Let us consider ${{a}^{2}}=100$ . We have to take the square root of this equation.
$\begin{aligned} & \Rightarrow a=\sqrt{100} \\\ & \Rightarrow a=10\text{ units} \\\ \end{aligned}$
Now, let us consider ${{b}^{2}}=36$ . We have to take the square root of this equation.
$\begin{aligned} & \Rightarrow b=\sqrt{36} \\\ & \Rightarrow b=6\text{ units} \\\ \end{aligned}$
Therefore, we found a and b.
We know that eccentricity of an ellipse is given by
$e=\sqrt{1-\dfrac{{{b}^{2}}}{{{a}^{2}}}}$
Let us substitute the values of a and b in the above equation. We will get the eccentricity of the given ellipse as
$\Rightarrow e=\sqrt{1-\dfrac{36}{100}}$
Let us simplify the RHS.
$\begin{aligned} & \Rightarrow e=\sqrt{\dfrac{100-36}{100}} \\\ & \Rightarrow e=\sqrt{\dfrac{64}{100}} \\\ & \Rightarrow e=\dfrac{\sqrt{64}}{\sqrt{100}} \\\ \end{aligned}$
We know that $\sqrt{64}=8$ and $\sqrt{100}=10$ . Therefore, we can write the above equation as
$\Rightarrow e=\dfrac{8}{10}$
We have to cancel the common factor 2 from the RHS of the above equation.
$\Rightarrow e=\dfrac{4}{5}$
We know that If an ellipse has centre $\left( 0,0 \right)$ ,eccentricity, e and semi-major axis, a in the x-direction, then the directrix is given by
$x=\pm \dfrac{a}{e}$
Let us substitute the value of a and e in the above equation.
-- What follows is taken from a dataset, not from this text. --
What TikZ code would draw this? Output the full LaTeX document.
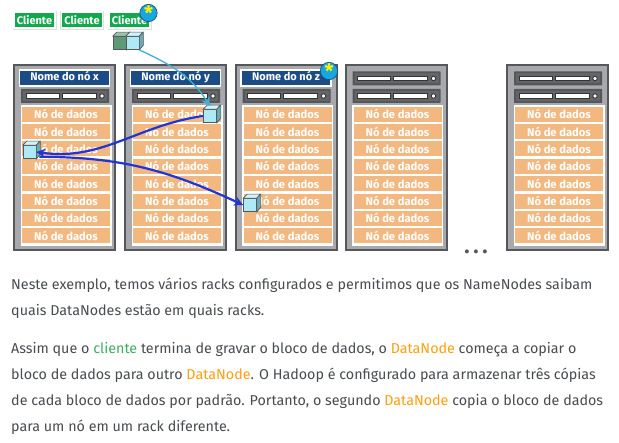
\documentclass[tikz,border=0pt]{standalone}
\usepackage{fontspec}
\setmainfont{Fira Sans}
\usetikzlibrary{arrows.meta}
\definecolor{bodytxt}{HTML}{484C50}
\definecolor{clientgreen}{HTML}{12A84E}
\definecolor{txtgreen}{HTML}{3FAE63}
\definecolor{txtorange}{HTML}{FF9F0F}
\definecolor{rowfill}{HTML}{F2B880}
\definecolor{rackgray}{HTML}{A7A9AC}
\definecolor{rackline}{HTML}{55575A}
\definecolor{namefill}{HTML}{1C4C86}
\definecolor{cubefront}{HTML}{AEE9F6}
\definecolor{cubetop}{HTML}{CFF3F8}
\definecolor{cubeside}{HTML}{6FA9B3}
\definecolor{greenfront}{HTML}{5E9A78}
\definecolor{greentop}{HTML}{9CC4AA}
\definecolor{greenside}{HTML}{3E7556}
\definecolor{badgeblue}{HTML}{16A6E0}
\definecolor{arrowblue}{HTML}{1F35D8}
\definecolor{arrowcyan}{HTML}{3FB2D6}
% cube: name, x, y of the front face, three fills
\newcommand{\cube}[6]{
    \node[cubeface, fill=#4] (#1) at (#2,#3) {};
    \fill[#5, draw=rackline, line width=0.7pt] (#1.north west) -- ++(4,-4) -- ++(13,0) -- (#1.north east) -- cycle;
    \fill[#6, draw=rackline, line width=0.7pt] (#1.north east) -- ++(4,-4) -- ++(0,13) -- (#1.south east) -- cycle;
}
% server slot: left edge and top of the slot
\newcommand{\slot}[2]{
    \fill[rackline, rounded corners=0.5pt] (#1,#2) rectangle ++(88,14);
    \fill[rackgray!60!black] (#1+2,#2+2) rectangle ++(84,10);
    \fill[white, draw=rackline!60!black, line width=0.8pt] (#1+5,#2+4.5) rectangle ++(33,4.5);
    \fill[white, draw=rackline!60!black, line width=0.8pt] (#1+41,#2+4.5) rectangle ++(34,4.5);
    \fill[white, draw=rackline!60!black, line width=0.9pt] (#1+81,#2+7) circle (2.2);
}
\begin{document}
\begin{tikzpicture}[
        x=1pt, y=-1pt,
        >={Stealth[length=9pt, width=9pt, inset=3pt]},
        rackbox/.style={draw=rackline, fill=rackgray, line width=2.2pt, minimum width=101pt, minimum height=185pt, inner sep=0pt},
        panel/.style={fill=white, minimum width=91pt, minimum height=141pt, inner sep=0pt},
        datarow/.style={fill=rowfill, text=white, minimum width=88pt, minimum height=15pt, inner sep=0pt, font=\fontsize{11.2}{12}\selectfont\bfseries},
        namebox/.style={fill=namefill, draw=white, line width=1.6pt, text=white, minimum width=90pt, minimum height=16.5pt, inner sep=0pt, text height=7.5pt, text depth=2.5pt, font=\fontsize{11}{12}\selectfont\bfseries},
        clientbox/.style={fill=clientgreen, draw=white, line width=1.5pt, text=white, minimum width=41pt, minimum height=16pt, inner sep=0pt, font=\fontsize{11}{12}\selectfont\bfseries},
        shadowbox/.style={fill=black!12, minimum width=44pt, minimum height=19pt, inner sep=0pt},
        badge/.style={circle, fill=badgeblue, draw=namefill, line width=0.7pt, text=yellow, minimum size=15.5pt, inner sep=0pt, font=\fontsize{20}{20}\selectfont\bfseries},
        cubeface/.style={draw=rackline, line width=0.7pt, minimum size=13pt, inner sep=0pt},
        para/.style={anchor=base west, text=bodytxt, inner sep=0pt, font=\fontsize{14.3}{16}\selectfont},
        dots/.style={text=rackline, inner sep=0pt, font=\fontsize{22}{22}\selectfont\bfseries}
    ]
        \useasboundingbox (0,0) rectangle (619,443);
        \fill[white] (0,0) rectangle (619,443);

        % Clients
        \foreach \i/\x in {1/34.5,2/82,3/129.5} {
            \node[shadowbox] at (\x,21) {};
            \node[clientbox] (client\i) at (\x,20) {Cliente};
        }
        \node[badge] (clientstar) at (148.5,13) {\raisebox{-6pt}{*}};

        % Racks
        \foreach \i/\x in {1/13,2/124,3/234.5,4/344.5,5/506} {
            \node[rackbox] (rack\i) at (\x+51.7,157.5) {};
            \slot{\x+8}{89}
            \node[panel] (panel\i) at (\x+53,175.5) {};
            \foreach \j in {1,...,8} {
                \node[datarow] (row\i\j) at (\x+53,114.3+\j*17.35-17.35) {Nó de dados};
            }
        }
        \slot{344.5+8}{71.5}
        \slot{506+8}{71.5}

        % Name boxes
        \node[namebox] (namex) at (64.5,78) {Nome do nó x};
        \node[namebox] (namey) at (175.5,78) {Nome do nó y};
        \node[namebox] (namez) at (286,78) {Nome do nó z};
        \node[badge] (namestar) at (329,71) {\raisebox{-6pt}{*}};

        % Ellipsis after the racks
        \node[dots] (ellipsis) at (476,252) {.\,.\,.};

        % Block copies
        \cube{blockgreen}{119.5}{43}{greenfront}{greentop}{greenside}
        \cube{blockclient}{132.5}{43}{cubefront}{cubetop}{cubeside}
        \cube{blocky}{210}{116}{cubefront}{cubetop}{cubeside}
        \cube{blockx}{29.5}{152}{cubefront}{cubetop}{cubeside}
        \cube{blockz}{250}{205}{cubefront}{cubetop}{cubeside}

        % Copy arrows
        \draw[->, arrowcyan, line width=1.3pt] (blockclient.south east) to[out=-25, in=122] ([yshift=3pt]blocky.north);
        \draw[->, arrowblue, line width=2.2pt] (blocky.west) to[out=188, in=-8] (blockx.east);
        \draw[->, arrowblue, line width=2.2pt] (blockx.south east) ++(3,-2) to[out=0, in=155] (blockz.west);

        % Text below
        \node[para] (line1) at (11,290) {Neste exemplo, temos vários racks configurados e permitimos que os NameNodes saibam};
        \node[para] (line2) at (11,316) {quais DataNodes estão em quais racks.};
        \node[para] (line3) at (11,354) {Assim que o \textcolor{txtgreen}{cliente} termina de gravar o bloco de dados, o \textcolor{txtorange}{DataNode} começa a copiar o};
        \node[para] (line4) at (11,380) {bloco de dados para outro \textcolor{txtorange}{DataNode}. O Hadoop é configurado para armazenar três cópias};
        \node[para] (line5) at (11,406) {de cada bloco de dados por padrão. Portanto, o segundo \textcolor{txtorange}{DataNode} copia o bloco de dados};
        \node[para] (line6) at (11,432) {para um nó em um rack diferente.};
    \end{tikzpicture}
\end{document}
$\begin{aligned} & \Rightarrow x=\pm \dfrac{10}{\dfrac{4}{5}} \\\ & \Rightarrow x=\pm 10\times \dfrac{5}{4} \\\ & \Rightarrow x=\pm \dfrac{50}{4} \\\ \end{aligned}$
Let us cancel the common factor of 2 from the RHS.
$\Rightarrow x=\pm \dfrac{25}{2}$
Let us take 2 from the RHS to the LHS to create an equation.
$\Rightarrow 2x=\pm 25$
Let us draw the graph of the given equation.

Hence, equation of the directrix of the ellipse $\dfrac{{{x}^{2}}}{100}+\dfrac{{{y}^{2}}}{36}=1$ is $2x=\pm 25$ .

Note: Students must be thorough with the formulas related to the ellipse. Here, we have used the standard form $\dfrac{{{x}^{2}}}{{{a}^{2}}}+\dfrac{{{y}^{2}}}{{{b}^{2}}}=1$ , when a is along x-axis. We know that for an ellipse $a>b$ . The largest value (a) comes along with x in the given equation $\dfrac{{{x}^{2}}}{100}+\dfrac{{{y}^{2}}}{36}=1$ . If the equation was of the form $\dfrac{{{x}^{2}}}{36}+\dfrac{{{y}^{2}}}{100}=1$ , we would have used the standard equation $\dfrac{{{x}^{2}}}{{{b}^{2}}}+\dfrac{{{y}^{2}}}{{{a}^{2}}}=1$ and the corresponding directrix can be found using the formula $y=\pm \dfrac{b}{e}$ .